Thats what I did, I let the modules load, but have the rf switch shut off

and i set the dchp time out to 3 seconds on the wired interface and one on the wireless,

----------

## VinzC

 *DieterVDW wrote:*   

>  *VinzC wrote:*   I think if you put the module name in /etc/modules.autoload.d/kernel-2.6 hotplug won't activate it since autoload occurs before colplug. Hence you won't have to blacklist the module either, I think. I'll try and tell you if it worked. IMHO renaming the net.agent file is a bit too drastic for it will prevent any Plug & Play network interface from being brought up. 
> 
> No I tried that already, loading the modules using autoload didn't change a thing...
> 
> For me, having no PnP network interfaces, renaming net.agent is the ideal solution.
> ...

 

How about spiryt's trick: blacklist the module and put it in /etc/modules.autoload.d/kernel-2.6? Coldplug is responsible for initializing the interface (IP address); if you load it manually the interface is just enabled but the DHCP command has to be run manually.

----------

## DieterVDW

 *VinzC wrote:*   

>  *DieterVDW wrote:*    *VinzC wrote:*   I think if you put the module name in /etc/modules.autoload.d/kernel-2.6 hotplug won't activate it since autoload occurs before colplug. Hence you won't have to blacklist the module either, I think. I'll try and tell you if it worked. IMHO renaming the net.agent file is a bit too drastic for it will prevent any Plug & Play network interface from being brought up. 
> 
> No I tried that already, loading the modules using autoload didn't change a thing...
> 
> For me, having no PnP network interfaces, renaming net.agent is the ideal solution.
> ...

 

Aha that does the trick indeed! Better solution!

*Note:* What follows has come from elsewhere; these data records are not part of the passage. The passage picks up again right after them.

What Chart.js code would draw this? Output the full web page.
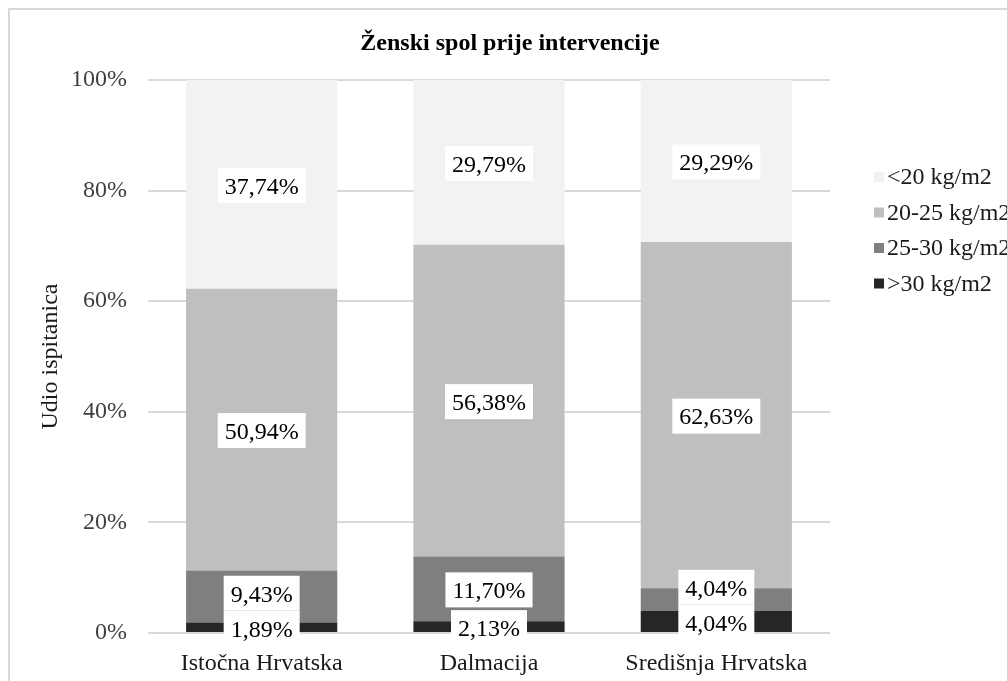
<!DOCTYPE html>
<html>
<head>
<meta charset="utf-8">
<script src="https://cdn.jsdelivr.net/npm/chart.js@4"></script>
<style>
  html, body { margin: 0; padding: 0; background: #fff; overflow: hidden; }
  #wrap { width: 1007px; height: 681px; }
</style>
</head>
<body>
<div id="wrap"><canvas id="chart" width="1007" height="681"></canvas></div>
<script>
// podaci s grafa
const categories = ['Istočna Hrvatska', 'Dalmacija', 'Središnja Hrvatska'];
const seriesLabels = ['>30 kg/m2', '25-30 kg/m2', '20-25 kg/m2', '<20 kg/m2'];
const over30 = [1.89, 2.13, 4.04];
const from25to30 = [9.43, 11.70, 4.04];
const from20to25 = [50.94, 56.38, 62.63];
const under20 = [37.74, 29.79, 29.29];
const seriesColors = ['#262626', '#7f7f7f', '#bfbfbf', '#f2f2f2'];

const chartTitle = 'Ženski spol prije intervencije';
const yTitle = 'Udio ispitanica';
const FONT = "'Liberation Serif', 'Times New Roman', serif";

// okvir, naslov, legenda i oznake vrijednosti
const decorPlugin = {
    id: 'decor',
    beforeDraw(chart) {
        const ctx = chart.ctx;
        ctx.save();
        ctx.strokeStyle = '#d9d9d9';
        ctx.lineWidth = 2;
        ctx.strokeRect(9, 9, 1200, 900);
        ctx.restore();
    },
    afterDatasetsDraw(chart) {
        const ctx = chart.ctx;
        const h = 35;
        ctx.save();
        ctx.font = '24px ' + FONT;
        ctx.textAlign = 'center';
        ctx.textBaseline = 'middle';
        categories.forEach((c, i) => {
            let prevTop = Infinity;
            chart.data.datasets.forEach((ds, d) => {
                const el = chart.getDatasetMeta(d).data[i];
                const p = el.getProps(['x', 'y', 'base'], true);
                let cy = (p.y + p.base) / 2 + 1;
                cy = Math.min(cy, prevTop - h / 2);
                const text = ds.data[i].toFixed(2).replace('.', ',') + '%';
                const w = ctx.measureText(text).width + 14;
                ctx.fillStyle = '#ffffff';
                ctx.fillRect(p.x - w / 2, cy - h / 2, w, h);
                ctx.fillStyle = '#000000';
                ctx.fillText(text, p.x, cy + 2);
                prevTop = cy - h / 2;
            });
        });
        ctx.restore();
    },
    afterDraw(chart) {
        const ctx = chart.ctx;
        ctx.save();
        // naslov
        ctx.font = 'bold 24px ' + FONT;
        ctx.fillStyle = '#000000';
        ctx.textAlign = 'center';
        ctx.textBaseline = 'middle';
        ctx.fillText(chartTitle, 510, 44);
        // legenda (obrnuti redoslijed)
        ctx.font = '24px ' + FONT;
        ctx.textAlign = 'left';
        const n = chart.data.datasets.length;
        for (let k = 0; k < n; k++) {
            const ds = chart.data.datasets[n - 1 - k];
            const y = 177 + k * 35.5;
            ctx.fillStyle = ds.backgroundColor;
            ctx.fillRect(874, y - 5, 10, 10);
            ctx.fillStyle = '#1a1a1a';
            ctx.fillText(ds.label, 887, y + 1);
        }
        ctx.restore();
    }
};

const datasets = [over30, from25to30, from20to25, under20].map((vals, k) => ({
    label: seriesLabels[k],
    data: vals,
    backgroundColor: seriesColors[k],
    borderWidth: 0,
    categoryPercentage: 1,
    barPercentage: 0.665
}));

new Chart(document.getElementById('chart').getContext('2d'), {
    type: 'bar',
    data: { labels: categories, datasets: datasets },
    options: {
        responsive: false,
        animation: false,
        layout: { padding: { top: 80, right: 177, bottom: 0, left: 0 } },
        plugins: {
            legend: { display: false },
            title: { display: false },
            tooltip: { enabled: false }
        },
        scales: {
            x: {
                stacked: true,
                grid: { display: false },
                border: { display: false },
                ticks: { color: '#1a1a1a', padding: 8, font: { family: FONT, size: 24 } },
                afterFit(scale) { scale.height = 48; }
            },
            y: {
                stacked: true,
                min: 0,
                max: 100,
                grid: { color: '#d9d9d9', lineWidth: 2, drawTicks: false },
                border: { display: false },
                ticks: {
                    stepSize: 20,
                    padding: 21,
                    color: '#404040',
                    font: { family: FONT, size: 24 },
                    callback: v => v + '%'
                },
                title: {
                    display: true,
                    text: yTitle,
                    color: '#1a1a1a',
                    font: { family: FONT, size: 24 },
                    padding: { top: 36, bottom: 0 }
                },
                afterFit(scale) { scale.width = 148; }
            }
        }
    },
    plugins: [decorPlugin]
});
</script>
</body>
</html>
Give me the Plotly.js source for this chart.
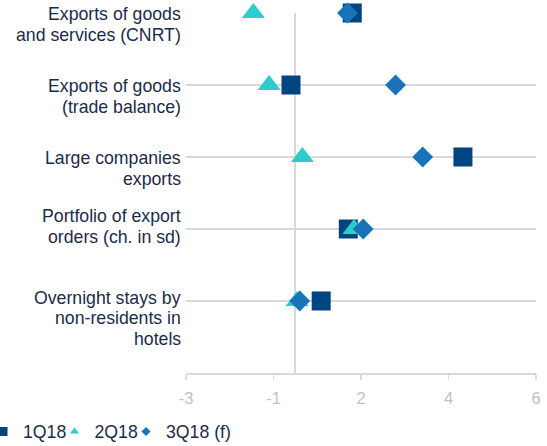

I didn't quite know how to use the blacklist, so thanks for clearing that up  :Wink:  .

----------

## VinzC

I think there's a more elegant solution. I still want to activate wlan but only with preferred networks. I then put in preferred_aps_eth1 only those networks I trust and I want to auto-connect. The associate_order variable in /etc/conf.d/wireless must also contain "preferredonly" instead of the default "any". As a personnal policy I must manually connect to non crypted networks while connection to favorite, WEP networks should be automatic.